What is needed - Transcribe the listing below from its opening line up to and including the line that contains "const children = [];"; reproduce nothing else.

Dataset section -

________

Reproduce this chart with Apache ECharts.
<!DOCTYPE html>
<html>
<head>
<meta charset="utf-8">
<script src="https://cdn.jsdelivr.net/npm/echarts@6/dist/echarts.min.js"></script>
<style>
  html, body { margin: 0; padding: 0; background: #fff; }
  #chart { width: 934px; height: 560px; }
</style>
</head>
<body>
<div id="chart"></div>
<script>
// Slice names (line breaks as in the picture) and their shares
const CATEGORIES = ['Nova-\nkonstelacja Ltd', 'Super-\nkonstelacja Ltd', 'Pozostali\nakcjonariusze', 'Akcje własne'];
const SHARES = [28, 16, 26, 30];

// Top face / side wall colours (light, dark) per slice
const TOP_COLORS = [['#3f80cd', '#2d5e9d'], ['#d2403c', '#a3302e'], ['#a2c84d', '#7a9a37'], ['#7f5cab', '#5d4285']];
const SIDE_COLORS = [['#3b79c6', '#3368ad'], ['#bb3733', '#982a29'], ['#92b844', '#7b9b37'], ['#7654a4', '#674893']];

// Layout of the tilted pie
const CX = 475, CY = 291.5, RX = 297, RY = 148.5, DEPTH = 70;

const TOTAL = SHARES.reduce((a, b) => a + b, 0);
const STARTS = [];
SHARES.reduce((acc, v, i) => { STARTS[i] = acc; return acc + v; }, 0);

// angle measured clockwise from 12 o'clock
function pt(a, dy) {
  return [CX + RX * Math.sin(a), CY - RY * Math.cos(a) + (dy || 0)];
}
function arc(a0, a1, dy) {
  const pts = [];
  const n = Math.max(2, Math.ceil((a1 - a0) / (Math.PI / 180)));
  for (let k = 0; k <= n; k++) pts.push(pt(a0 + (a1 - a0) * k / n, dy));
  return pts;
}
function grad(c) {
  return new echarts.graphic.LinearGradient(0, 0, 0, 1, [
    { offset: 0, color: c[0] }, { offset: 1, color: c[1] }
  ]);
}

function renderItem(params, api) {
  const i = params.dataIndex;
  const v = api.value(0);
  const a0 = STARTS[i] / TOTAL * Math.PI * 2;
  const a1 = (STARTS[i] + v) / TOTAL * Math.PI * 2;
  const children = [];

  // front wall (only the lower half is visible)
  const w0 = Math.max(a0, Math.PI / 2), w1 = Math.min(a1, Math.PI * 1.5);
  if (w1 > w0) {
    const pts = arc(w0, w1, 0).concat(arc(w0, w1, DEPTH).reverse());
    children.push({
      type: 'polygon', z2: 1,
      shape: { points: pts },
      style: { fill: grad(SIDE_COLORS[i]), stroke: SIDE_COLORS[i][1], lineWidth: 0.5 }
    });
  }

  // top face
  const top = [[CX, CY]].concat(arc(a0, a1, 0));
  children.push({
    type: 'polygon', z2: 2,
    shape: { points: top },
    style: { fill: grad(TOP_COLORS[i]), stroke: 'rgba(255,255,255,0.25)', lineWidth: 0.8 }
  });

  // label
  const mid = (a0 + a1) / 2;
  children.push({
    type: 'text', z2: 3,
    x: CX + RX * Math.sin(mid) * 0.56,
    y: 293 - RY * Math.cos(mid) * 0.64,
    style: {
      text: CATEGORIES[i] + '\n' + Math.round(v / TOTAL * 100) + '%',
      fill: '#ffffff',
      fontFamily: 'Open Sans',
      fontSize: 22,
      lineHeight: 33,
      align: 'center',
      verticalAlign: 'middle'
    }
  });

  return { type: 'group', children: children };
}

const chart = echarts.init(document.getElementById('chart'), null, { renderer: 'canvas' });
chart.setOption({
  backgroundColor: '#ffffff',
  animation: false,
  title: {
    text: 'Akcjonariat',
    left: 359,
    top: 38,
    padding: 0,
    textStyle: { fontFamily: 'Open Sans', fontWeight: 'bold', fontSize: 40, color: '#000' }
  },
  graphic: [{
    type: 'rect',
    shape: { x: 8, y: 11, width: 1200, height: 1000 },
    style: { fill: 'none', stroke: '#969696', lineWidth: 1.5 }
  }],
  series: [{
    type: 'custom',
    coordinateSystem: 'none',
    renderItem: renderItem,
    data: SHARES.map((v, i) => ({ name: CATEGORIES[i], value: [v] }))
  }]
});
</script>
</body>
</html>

________

The response -
Reproduce this chart with Apache ECharts.
<!DOCTYPE html>
<html>
<head>
<meta charset="utf-8">
<script src="https://cdn.jsdelivr.net/npm/echarts@6/dist/echarts.min.js"></script>
<style>
  html, body { margin: 0; padding: 0; background: #fff; }
  #chart { width: 934px; height: 560px; }
</style>
</head>
<body>
<div id="chart"></div>
<script>
// Slice names (line breaks as in the picture) and their shares
const CATEGORIES = ['Nova-\nkonstelacja Ltd', 'Super-\nkonstelacja Ltd', 'Pozostali\nakcjonariusze', 'Akcje własne'];
const SHARES = [28, 16, 26, 30];

// Top face / side wall colours (light, dark) per slice
const TOP_COLORS = [['#3f80cd', '#2d5e9d'], ['#d2403c', '#a3302e'], ['#a2c84d', '#7a9a37'], ['#7f5cab', '#5d4285']];
const SIDE_COLORS = [['#3b79c6', '#3368ad'], ['#bb3733', '#982a29'], ['#92b844', '#7b9b37'], ['#7654a4', '#674893']];

// Layout of the tilted pie
const CX = 475, CY = 291.5, RX = 297, RY = 148.5, DEPTH = 70;

const TOTAL = SHARES.reduce((a, b) => a + b, 0);
const STARTS = [];
SHARES.reduce((acc, v, i) => { STARTS[i] = acc; return acc + v; }, 0);

// angle measured clockwise from 12 o'clock
function pt(a, dy) {
  return [CX + RX * Math.sin(a), CY - RY * Math.cos(a) + (dy || 0)];
}
function arc(a0, a1, dy) {
  const pts = [];
  const n = Math.max(2, Math.ceil((a1 - a0) / (Math.PI / 180)));
  for (let k = 0; k <= n; k++) pts.push(pt(a0 + (a1 - a0) * k / n, dy));
  return pts;
}
function grad(c) {
  return new echarts.graphic.LinearGradient(0, 0, 0, 1, [
    { offset: 0, color: c[0] }, { offset: 1, color: c[1] }
  ]);
}

function renderItem(params, api) {
  const i = params.dataIndex;
  const v = api.value(0);
  const a0 = STARTS[i] / TOTAL * Math.PI * 2;
  const a1 = (STARTS[i] + v) / TOTAL * Math.PI * 2;
  const children = [];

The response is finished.